Count the lines below that contain the word "Output", and reply with that number alone.

++++ ROWS

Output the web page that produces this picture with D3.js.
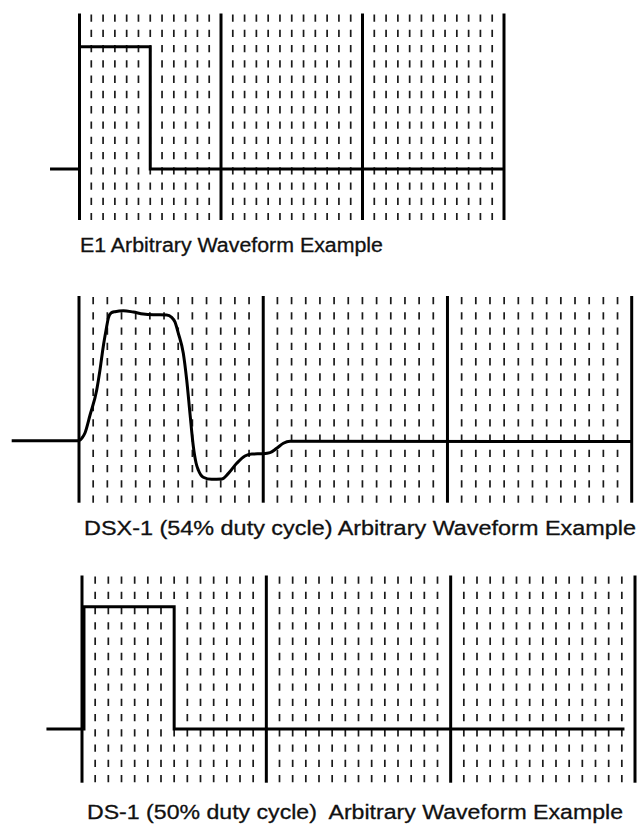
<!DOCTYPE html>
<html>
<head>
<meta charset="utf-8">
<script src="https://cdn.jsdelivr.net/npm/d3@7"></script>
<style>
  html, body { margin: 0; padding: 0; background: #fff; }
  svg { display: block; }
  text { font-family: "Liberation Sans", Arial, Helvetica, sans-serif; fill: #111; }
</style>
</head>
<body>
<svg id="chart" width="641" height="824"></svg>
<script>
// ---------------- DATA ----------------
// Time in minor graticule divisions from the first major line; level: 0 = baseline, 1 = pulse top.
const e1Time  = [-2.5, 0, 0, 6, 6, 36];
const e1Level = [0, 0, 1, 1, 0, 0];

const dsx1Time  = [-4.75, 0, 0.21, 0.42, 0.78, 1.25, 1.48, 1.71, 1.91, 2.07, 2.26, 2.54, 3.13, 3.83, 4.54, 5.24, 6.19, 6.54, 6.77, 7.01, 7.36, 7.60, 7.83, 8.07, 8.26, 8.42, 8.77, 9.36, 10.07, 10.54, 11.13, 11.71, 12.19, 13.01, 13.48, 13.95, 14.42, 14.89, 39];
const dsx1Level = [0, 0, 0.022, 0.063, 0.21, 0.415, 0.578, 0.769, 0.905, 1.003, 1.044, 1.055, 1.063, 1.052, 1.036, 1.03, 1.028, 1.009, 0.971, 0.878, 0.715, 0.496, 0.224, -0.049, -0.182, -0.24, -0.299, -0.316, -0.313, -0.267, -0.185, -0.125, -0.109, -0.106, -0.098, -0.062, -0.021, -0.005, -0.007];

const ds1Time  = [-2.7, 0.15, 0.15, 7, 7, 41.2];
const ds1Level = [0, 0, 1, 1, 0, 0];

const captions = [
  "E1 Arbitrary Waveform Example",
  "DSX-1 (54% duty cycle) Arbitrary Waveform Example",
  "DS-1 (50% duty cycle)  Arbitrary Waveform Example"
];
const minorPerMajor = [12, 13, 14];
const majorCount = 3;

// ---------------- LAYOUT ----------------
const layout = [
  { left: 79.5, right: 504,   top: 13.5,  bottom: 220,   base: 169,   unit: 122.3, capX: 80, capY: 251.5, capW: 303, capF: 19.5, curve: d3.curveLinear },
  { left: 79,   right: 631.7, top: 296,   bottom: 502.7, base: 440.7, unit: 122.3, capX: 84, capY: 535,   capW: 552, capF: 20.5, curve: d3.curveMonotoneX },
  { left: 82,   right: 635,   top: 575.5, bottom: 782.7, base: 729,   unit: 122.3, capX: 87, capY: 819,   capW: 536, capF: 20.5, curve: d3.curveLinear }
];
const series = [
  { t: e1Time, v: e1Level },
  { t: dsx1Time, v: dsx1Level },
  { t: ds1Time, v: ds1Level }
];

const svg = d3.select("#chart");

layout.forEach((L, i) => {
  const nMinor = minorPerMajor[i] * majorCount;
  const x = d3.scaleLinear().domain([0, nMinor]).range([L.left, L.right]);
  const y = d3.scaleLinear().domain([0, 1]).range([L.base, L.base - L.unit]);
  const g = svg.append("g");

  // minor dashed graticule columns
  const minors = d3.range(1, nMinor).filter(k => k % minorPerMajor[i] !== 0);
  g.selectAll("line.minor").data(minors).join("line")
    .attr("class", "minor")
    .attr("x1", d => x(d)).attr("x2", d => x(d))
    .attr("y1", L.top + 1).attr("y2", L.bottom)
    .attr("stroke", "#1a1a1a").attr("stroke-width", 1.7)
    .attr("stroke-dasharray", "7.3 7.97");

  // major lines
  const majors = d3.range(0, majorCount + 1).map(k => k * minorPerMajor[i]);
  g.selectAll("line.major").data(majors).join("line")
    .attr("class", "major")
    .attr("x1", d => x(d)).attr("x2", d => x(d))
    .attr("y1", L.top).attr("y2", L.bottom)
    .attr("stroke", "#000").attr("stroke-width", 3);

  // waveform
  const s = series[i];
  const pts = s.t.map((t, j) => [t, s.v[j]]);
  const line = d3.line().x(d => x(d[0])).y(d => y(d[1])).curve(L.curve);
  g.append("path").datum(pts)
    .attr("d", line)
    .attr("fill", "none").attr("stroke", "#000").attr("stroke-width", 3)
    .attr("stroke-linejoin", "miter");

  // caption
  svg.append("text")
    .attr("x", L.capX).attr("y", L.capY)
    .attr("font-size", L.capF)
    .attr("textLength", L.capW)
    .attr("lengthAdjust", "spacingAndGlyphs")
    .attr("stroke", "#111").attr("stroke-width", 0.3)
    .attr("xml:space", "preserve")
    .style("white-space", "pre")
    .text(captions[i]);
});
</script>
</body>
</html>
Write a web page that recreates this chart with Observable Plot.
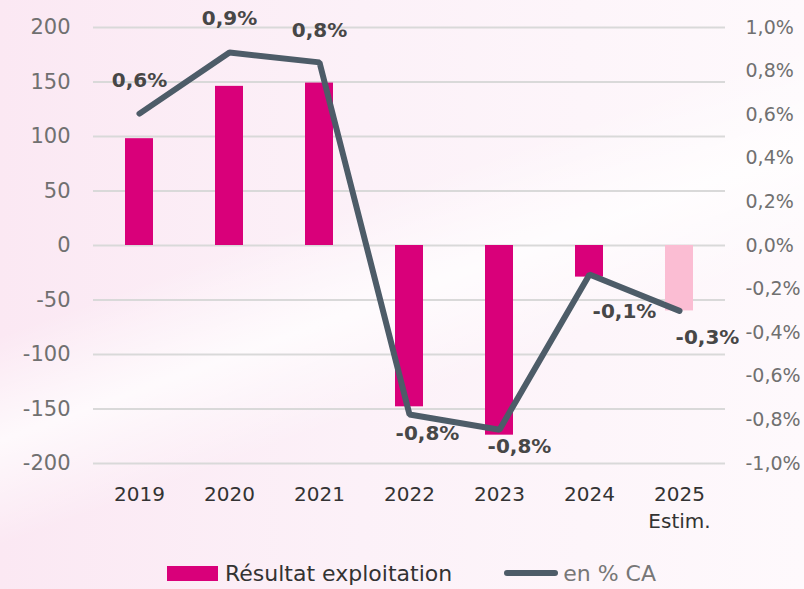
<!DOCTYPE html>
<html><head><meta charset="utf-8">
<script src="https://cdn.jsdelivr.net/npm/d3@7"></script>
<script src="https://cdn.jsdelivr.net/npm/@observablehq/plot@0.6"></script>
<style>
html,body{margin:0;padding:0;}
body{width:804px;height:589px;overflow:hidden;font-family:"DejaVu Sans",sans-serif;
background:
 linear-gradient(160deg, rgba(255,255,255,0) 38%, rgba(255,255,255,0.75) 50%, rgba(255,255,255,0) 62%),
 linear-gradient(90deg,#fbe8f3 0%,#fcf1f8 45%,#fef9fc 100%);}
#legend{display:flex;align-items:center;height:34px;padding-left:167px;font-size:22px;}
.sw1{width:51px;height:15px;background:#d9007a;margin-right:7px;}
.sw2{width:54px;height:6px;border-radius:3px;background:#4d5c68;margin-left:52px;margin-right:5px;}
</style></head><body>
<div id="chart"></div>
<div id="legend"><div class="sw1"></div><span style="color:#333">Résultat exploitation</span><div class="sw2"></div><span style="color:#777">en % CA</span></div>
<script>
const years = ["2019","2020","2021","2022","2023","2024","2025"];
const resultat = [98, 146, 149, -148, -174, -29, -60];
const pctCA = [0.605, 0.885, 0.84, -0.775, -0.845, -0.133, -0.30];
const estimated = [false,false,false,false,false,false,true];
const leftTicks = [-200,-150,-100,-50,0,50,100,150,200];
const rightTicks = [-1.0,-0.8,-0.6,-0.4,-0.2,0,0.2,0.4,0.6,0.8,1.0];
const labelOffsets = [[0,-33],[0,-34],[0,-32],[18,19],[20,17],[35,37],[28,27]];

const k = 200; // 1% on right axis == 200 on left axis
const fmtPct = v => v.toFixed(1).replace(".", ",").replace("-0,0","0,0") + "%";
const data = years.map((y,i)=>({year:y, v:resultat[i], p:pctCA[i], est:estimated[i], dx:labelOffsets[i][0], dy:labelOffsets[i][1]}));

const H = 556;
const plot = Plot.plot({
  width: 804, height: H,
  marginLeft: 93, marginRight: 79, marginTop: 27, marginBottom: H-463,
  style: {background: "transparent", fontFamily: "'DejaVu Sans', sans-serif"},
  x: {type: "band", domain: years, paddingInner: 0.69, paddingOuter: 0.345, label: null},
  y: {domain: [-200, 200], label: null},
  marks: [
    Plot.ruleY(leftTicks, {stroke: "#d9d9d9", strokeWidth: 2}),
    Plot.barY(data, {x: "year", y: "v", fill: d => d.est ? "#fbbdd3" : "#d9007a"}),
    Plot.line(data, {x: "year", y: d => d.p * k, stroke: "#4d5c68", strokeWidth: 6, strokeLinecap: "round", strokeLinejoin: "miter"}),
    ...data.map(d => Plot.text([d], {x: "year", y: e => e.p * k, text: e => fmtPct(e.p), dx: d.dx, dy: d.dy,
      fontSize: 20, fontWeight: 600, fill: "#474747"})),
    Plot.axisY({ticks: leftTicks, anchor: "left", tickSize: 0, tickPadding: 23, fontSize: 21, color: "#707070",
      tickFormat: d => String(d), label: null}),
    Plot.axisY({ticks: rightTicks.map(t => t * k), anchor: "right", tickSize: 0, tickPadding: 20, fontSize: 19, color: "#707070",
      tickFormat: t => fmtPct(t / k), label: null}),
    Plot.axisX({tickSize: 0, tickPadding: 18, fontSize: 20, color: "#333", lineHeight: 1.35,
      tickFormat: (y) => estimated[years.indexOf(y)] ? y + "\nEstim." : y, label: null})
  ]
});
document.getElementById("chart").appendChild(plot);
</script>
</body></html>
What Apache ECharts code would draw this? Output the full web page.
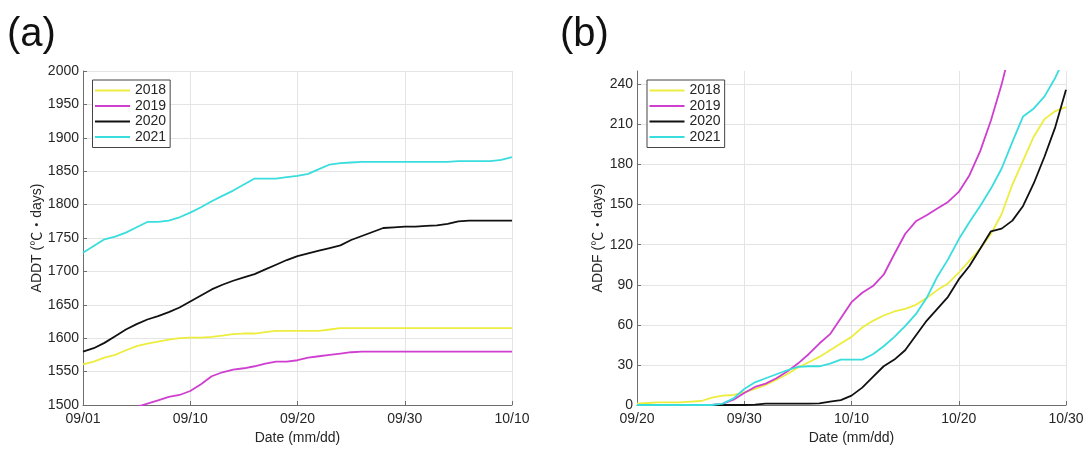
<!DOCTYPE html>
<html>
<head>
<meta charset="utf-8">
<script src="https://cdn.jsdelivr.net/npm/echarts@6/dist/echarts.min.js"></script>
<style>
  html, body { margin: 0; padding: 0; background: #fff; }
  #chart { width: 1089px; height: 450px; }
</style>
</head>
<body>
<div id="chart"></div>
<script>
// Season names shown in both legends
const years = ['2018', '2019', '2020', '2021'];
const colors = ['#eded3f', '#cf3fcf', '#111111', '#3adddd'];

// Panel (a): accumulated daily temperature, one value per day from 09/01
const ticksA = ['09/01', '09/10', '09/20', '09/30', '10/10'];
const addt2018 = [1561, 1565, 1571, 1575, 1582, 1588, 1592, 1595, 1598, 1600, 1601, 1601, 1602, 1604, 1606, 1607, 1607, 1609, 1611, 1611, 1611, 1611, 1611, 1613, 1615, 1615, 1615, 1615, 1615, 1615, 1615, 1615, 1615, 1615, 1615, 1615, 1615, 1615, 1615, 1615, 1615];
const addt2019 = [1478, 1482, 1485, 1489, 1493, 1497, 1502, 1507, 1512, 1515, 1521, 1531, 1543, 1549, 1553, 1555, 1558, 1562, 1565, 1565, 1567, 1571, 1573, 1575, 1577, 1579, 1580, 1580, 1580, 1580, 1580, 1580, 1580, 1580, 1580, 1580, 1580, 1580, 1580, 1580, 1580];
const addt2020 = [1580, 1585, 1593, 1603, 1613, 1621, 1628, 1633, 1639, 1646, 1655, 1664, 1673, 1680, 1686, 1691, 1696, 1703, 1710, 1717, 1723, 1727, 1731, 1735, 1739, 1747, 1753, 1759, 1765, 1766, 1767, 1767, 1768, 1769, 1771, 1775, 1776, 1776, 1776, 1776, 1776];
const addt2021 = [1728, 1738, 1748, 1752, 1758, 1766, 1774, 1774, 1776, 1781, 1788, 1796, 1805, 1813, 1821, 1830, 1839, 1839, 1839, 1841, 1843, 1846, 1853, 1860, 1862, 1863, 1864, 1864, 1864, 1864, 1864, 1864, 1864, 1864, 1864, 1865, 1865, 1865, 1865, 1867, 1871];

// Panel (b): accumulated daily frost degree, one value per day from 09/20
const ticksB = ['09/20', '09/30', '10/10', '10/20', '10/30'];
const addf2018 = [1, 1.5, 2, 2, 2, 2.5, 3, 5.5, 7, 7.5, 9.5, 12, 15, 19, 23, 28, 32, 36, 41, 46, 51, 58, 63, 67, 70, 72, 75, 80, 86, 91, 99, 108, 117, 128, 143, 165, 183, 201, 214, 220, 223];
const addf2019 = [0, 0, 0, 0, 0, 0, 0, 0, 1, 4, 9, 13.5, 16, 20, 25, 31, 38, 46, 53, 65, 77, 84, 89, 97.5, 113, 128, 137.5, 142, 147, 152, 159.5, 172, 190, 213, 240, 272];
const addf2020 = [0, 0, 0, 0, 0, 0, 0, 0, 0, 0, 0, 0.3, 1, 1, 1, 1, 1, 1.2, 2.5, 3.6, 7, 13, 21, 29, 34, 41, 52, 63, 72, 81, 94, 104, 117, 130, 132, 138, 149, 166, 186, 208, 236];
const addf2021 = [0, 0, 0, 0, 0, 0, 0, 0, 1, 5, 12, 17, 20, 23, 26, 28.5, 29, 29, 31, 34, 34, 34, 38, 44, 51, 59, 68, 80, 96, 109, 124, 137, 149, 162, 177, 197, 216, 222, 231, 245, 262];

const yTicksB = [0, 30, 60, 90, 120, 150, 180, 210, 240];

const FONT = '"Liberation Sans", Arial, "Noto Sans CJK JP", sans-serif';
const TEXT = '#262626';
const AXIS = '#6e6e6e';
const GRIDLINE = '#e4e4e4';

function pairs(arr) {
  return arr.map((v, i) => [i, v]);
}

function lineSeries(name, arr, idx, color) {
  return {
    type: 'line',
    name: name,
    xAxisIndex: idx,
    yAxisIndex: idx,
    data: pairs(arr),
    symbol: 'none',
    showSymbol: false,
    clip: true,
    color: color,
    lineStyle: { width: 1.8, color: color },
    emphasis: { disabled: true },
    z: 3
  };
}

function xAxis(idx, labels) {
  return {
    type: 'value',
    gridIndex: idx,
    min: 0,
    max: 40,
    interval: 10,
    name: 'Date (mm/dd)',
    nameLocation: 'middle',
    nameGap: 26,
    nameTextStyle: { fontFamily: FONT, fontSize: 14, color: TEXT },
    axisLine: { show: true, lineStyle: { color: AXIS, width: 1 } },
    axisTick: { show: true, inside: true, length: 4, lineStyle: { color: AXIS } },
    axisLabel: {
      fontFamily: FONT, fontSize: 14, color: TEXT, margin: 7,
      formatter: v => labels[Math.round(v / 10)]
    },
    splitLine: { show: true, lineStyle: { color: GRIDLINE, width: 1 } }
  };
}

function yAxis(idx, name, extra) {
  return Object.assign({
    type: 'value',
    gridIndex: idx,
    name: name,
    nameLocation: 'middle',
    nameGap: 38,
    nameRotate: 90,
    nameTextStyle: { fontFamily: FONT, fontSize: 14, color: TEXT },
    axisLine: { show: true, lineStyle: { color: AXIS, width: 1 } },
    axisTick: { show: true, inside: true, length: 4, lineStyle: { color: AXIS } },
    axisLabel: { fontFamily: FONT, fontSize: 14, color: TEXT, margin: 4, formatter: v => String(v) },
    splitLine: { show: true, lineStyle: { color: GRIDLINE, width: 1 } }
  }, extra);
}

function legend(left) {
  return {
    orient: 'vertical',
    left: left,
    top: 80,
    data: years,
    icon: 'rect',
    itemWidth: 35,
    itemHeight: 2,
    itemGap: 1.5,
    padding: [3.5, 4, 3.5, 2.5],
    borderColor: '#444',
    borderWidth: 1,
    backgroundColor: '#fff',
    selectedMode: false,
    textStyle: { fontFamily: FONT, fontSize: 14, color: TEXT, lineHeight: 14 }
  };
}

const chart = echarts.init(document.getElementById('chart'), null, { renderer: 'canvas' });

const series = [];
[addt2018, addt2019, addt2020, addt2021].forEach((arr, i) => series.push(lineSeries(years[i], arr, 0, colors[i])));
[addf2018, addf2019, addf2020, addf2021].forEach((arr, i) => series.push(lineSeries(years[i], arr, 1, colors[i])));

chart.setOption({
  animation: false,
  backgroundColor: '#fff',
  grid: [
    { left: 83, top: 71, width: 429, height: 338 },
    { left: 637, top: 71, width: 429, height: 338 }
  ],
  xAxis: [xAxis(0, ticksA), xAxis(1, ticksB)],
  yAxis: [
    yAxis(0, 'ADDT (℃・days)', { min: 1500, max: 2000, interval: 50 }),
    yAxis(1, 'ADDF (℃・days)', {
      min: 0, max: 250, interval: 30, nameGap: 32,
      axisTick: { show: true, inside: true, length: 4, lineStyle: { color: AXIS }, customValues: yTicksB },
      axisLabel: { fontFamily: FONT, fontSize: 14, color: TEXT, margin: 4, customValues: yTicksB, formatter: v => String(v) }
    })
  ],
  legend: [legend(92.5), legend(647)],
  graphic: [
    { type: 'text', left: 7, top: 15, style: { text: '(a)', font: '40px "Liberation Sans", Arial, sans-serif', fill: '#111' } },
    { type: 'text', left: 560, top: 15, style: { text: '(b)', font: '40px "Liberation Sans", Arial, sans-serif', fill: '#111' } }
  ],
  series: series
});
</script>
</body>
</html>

++++++++

RESULT OF THE TASK
2